* What the exercise asks:
Give back a single number, the count of lines containing the word "chart".

* Source excerpt:

· · ·

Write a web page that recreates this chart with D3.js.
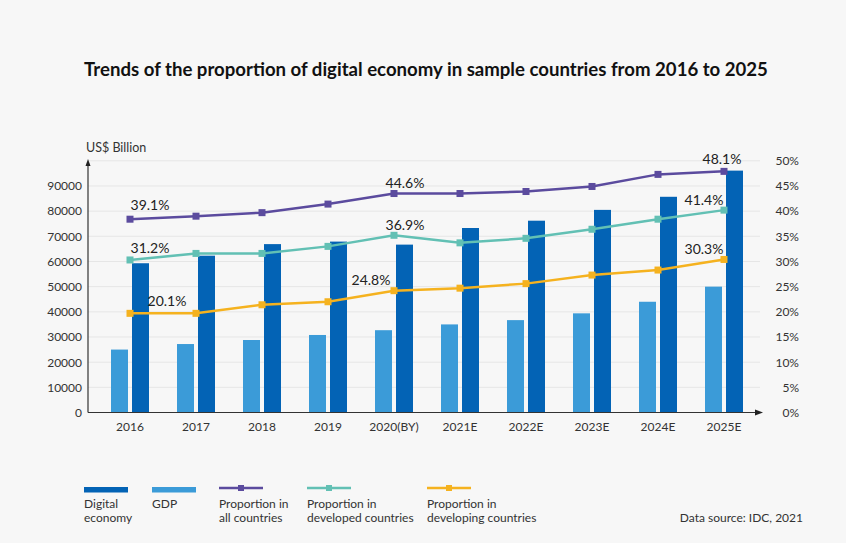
<!DOCTYPE html>
<html>
<head>
<meta charset="utf-8">
<script src="https://cdn.jsdelivr.net/npm/d3@7"></script>
<style>
  body { margin: 0; background: #f7f7f7; }
  svg { display: block; font-family: Lato, "Noto Sans", sans-serif; }
</style>
</head>
<body>
<div id="chart"></div>
<script>
let years = ["2016", "2017", "2018", "2019", "2020(BY)", "2021E", "2022E", "2023E", "2024E", "2025E"];
let digitalEconomy = [59300, 62300, 66900, 67900, 66700, 73300, 76200, 80500, 85700, 96100];
let gdp = [25000, 27200, 28800, 30800, 32700, 35000, 36700, 39400, 44000, 50000];
let shareAll = [38.4, 39.0, 39.7, 41.4, 43.5, 43.5, 43.9, 44.9, 47.3, 47.9];
let shareDeveloped = [30.3, 31.6, 31.6, 33.0, 35.2, 33.7, 34.6, 36.4, 38.4, 40.2];
let shareDeveloping = [19.7, 19.7, 21.4, 22.0, 24.2, 24.7, 25.6, 27.3, 28.3, 30.4];
let labelsAll = ["39.1%", null, null, null, "44.6%", null, null, null, null, "48.1%"];
let labelsDeveloped = ["31.2%", null, null, null, "36.9%", null, null, null, null, "41.4%"];
let labelsDeveloping = [null, "20.1%", null, null, "24.8%", null, null, null, null, "30.3%"];
let leftTicks = [0, 10000, 20000, 30000, 40000, 50000, 60000, 70000, 80000, 90000];
let rightTicks = [0, 5, 10, 15, 20, 25, 30, 35, 40, 45, 50];

let width = 846,
    height = 543;

let colors = {
    digital: "#0363b5",
    gdp: "#3b9bd8",
    all: "#5b4b9e",
    developed: "#62c0b4",
    developing: "#f5b21f"
}

let svg = d3.select("#chart").append("svg")
    .attr("width", width)
    .attr("height", height)

svg.append("rect").attr("width", width).attr("height", height).attr("fill", "#f7f7f7")

svg.append("text")
    .attr("x", 426)
    .attr("y", 76)
    .attr("text-anchor", "middle")
    .attr("font-size", 18.6)
    .attr("font-weight", "bold")
    .attr("fill", "#111")
    .text("Trends of the proportion of digital economy in sample countries from 2016 to 2025")

let x = d3.scaleBand().domain(years).range([97, 757])
let yLeft = d3.scaleLinear().domain([0, 100000]).range([412.5, 160.8])
let yRight = d3.scaleLinear().domain([0, 50]).range([412.5, 160.8])
let cx = d => x(d) + x.bandwidth() / 2

// grid
svg.append("g").selectAll("line")
    .data(leftTicks.slice(1).concat([100000]))
    .join("line")
    .attr("x1", 88).attr("x2", 760)
    .attr("y1", d => yLeft(d)).attr("y2", d => yLeft(d))
    .attr("stroke", "#e6e6e6")
    .attr("stroke-width", 1)

// bars
svg.append("g").selectAll("rect")
    .data(gdp)
    .join("rect")
    .attr("x", (d, i) => cx(years[i]) - 19)
    .attr("width", 17)
    .attr("y", d => yLeft(d))
    .attr("height", d => yLeft(0) - yLeft(d))
    .attr("fill", colors.gdp)

svg.append("g").selectAll("rect")
    .data(digitalEconomy)
    .join("rect")
    .attr("x", (d, i) => cx(years[i]) + 2)
    .attr("width", 17)
    .attr("y", d => yLeft(d))
    .attr("height", d => yLeft(0) - yLeft(d))
    .attr("fill", colors.digital)

// axes
let leftAxis = svg.append("g")
    .attr("transform", "translate(88,0)")
    .call(d3.axisLeft(yLeft).tickValues(leftTicks).tickSize(0).tickPadding(6).tickFormat(d3.format("d")))
leftAxis.select(".domain").remove()

let rightAxis = svg.append("g")
    .attr("transform", "translate(799,0)")
    .call(d3.axisLeft(yRight).tickValues(rightTicks).tickSize(0).tickPadding(0).tickFormat(d => d + "%"))
rightAxis.select(".domain").remove()

let bottomAxis = svg.append("g")
    .attr("transform", "translate(0,412.5)")
    .call(d3.axisBottom(x).tickSize(0).tickPadding(10))
bottomAxis.select(".domain").remove()

svg.selectAll(".tick text")
    .attr("font-family", "Lato, 'Noto Sans', sans-serif")
    .attr("font-size", 12)
    .attr("fill", "#333")

svg.append("line")
    .attr("x1", 88).attr("x2", 88).attr("y1", 412.5).attr("y2", 165)
    .attr("stroke", "#333").attr("stroke-width", 1.2)
svg.append("path")
    .attr("d", "M88,159 L85.5,166 L90.5,166 Z")
    .attr("fill", "#222")
svg.append("line")
    .attr("x1", 88).attr("x2", 756).attr("y1", 412.5).attr("y2", 412.5)
    .attr("stroke", "#333").attr("stroke-width", 1.2)
svg.append("path")
    .attr("d", "M763,412.5 L755,409.5 L755,415.5 Z")
    .attr("fill", "#222")

svg.append("text")
    .attr("x", 86)
    .attr("y", 152)
    .attr("font-size", 12.5)
    .attr("fill", "#333")
    .text("US$ Billion")

// lines
let series = [
    {values: shareAll, labels: labelsAll, color: colors.all,
        offsets: {0: [20, -9], 4: [11, -6], 9: [-2, -7]}},
    {values: shareDeveloped, labels: labelsDeveloped, color: colors.developed,
        offsets: {0: [20, -7], 4: [11, -5], 9: [-20, -5]}},
    {values: shareDeveloping, labels: labelsDeveloping, color: colors.developing,
        offsets: {1: [-29, -7], 4: [-23, -6], 9: [-20, -5]}}
]

let line = d3.line()
    .x((d, i) => cx(years[i]))
    .y(d => yRight(d))

series.forEach(s => {
    let g = svg.append("g")
    g.append("path")
        .datum(s.values)
        .attr("d", line)
        .attr("fill", "none")
        .attr("stroke", s.color)
        .attr("stroke-width", 2.5)
    g.selectAll("rect")
        .data(s.values)
        .join("rect")
        .attr("x", (d, i) => cx(years[i]) - 3.5)
        .attr("y", d => yRight(d) - 3.5)
        .attr("width", 7)
        .attr("height", 7)
        .attr("fill", s.color)
    g.selectAll("text")
        .data(s.values.map((v, i) => ({v: v, i: i, label: s.labels[i]})).filter(d => d.label))
        .join("text")
        .attr("x", d => cx(years[d.i]) + s.offsets[d.i][0])
        .attr("y", d => yRight(d.v) + s.offsets[d.i][1])
        .attr("text-anchor", "middle")
        .attr("font-size", 14)
        .attr("fill", "#222")
        .text(d => d.label)
})

// legend
let legendItems = [
    {type: "bar", color: colors.digital, x: 84, text: ["Digital", "economy"]},
    {type: "bar", color: colors.gdp, x: 152, text: ["GDP"]},
    {type: "line", color: colors.all, x: 219, text: ["Proportion in", "all countries"]},
    {type: "line", color: colors.developed, x: 307, text: ["Proportion in", "developed countries"]},
    {type: "line", color: colors.developing, x: 427, text: ["Proportion in", "developing countries"]}
]

let legend = svg.append("g")
legendItems.forEach(item => {
    if (item.type == "bar") {
        legend.append("rect")
            .attr("x", item.x).attr("y", 487)
            .attr("width", 44).attr("height", 5.5)
            .attr("fill", item.color)
    } else {
        legend.append("line")
            .attr("x1", item.x).attr("x2", item.x + 44)
            .attr("y1", 488).attr("y2", 488)
            .attr("stroke", item.color).attr("stroke-width", 2.5)
        legend.append("rect")
            .attr("x", item.x + 19).attr("y", 485)
            .attr("width", 6).attr("height", 6)
            .attr("fill", item.color)
    }
    item.text.forEach((t, k) => {
        legend.append("text")
            .attr("x", item.x)
            .attr("y", 508 + k * 14)
            .attr("font-size", 12)
            .attr("fill", "#333")
            .text(t)
    })
})

svg.append("text")
    .attr("x", 803)
    .attr("y", 522)
    .attr("text-anchor", "end")
    .attr("font-size", 12)
    .attr("fill", "#333")
    .text("Data source: IDC, 2021")
</script>
</body>
</html>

· · ·

* Result:
3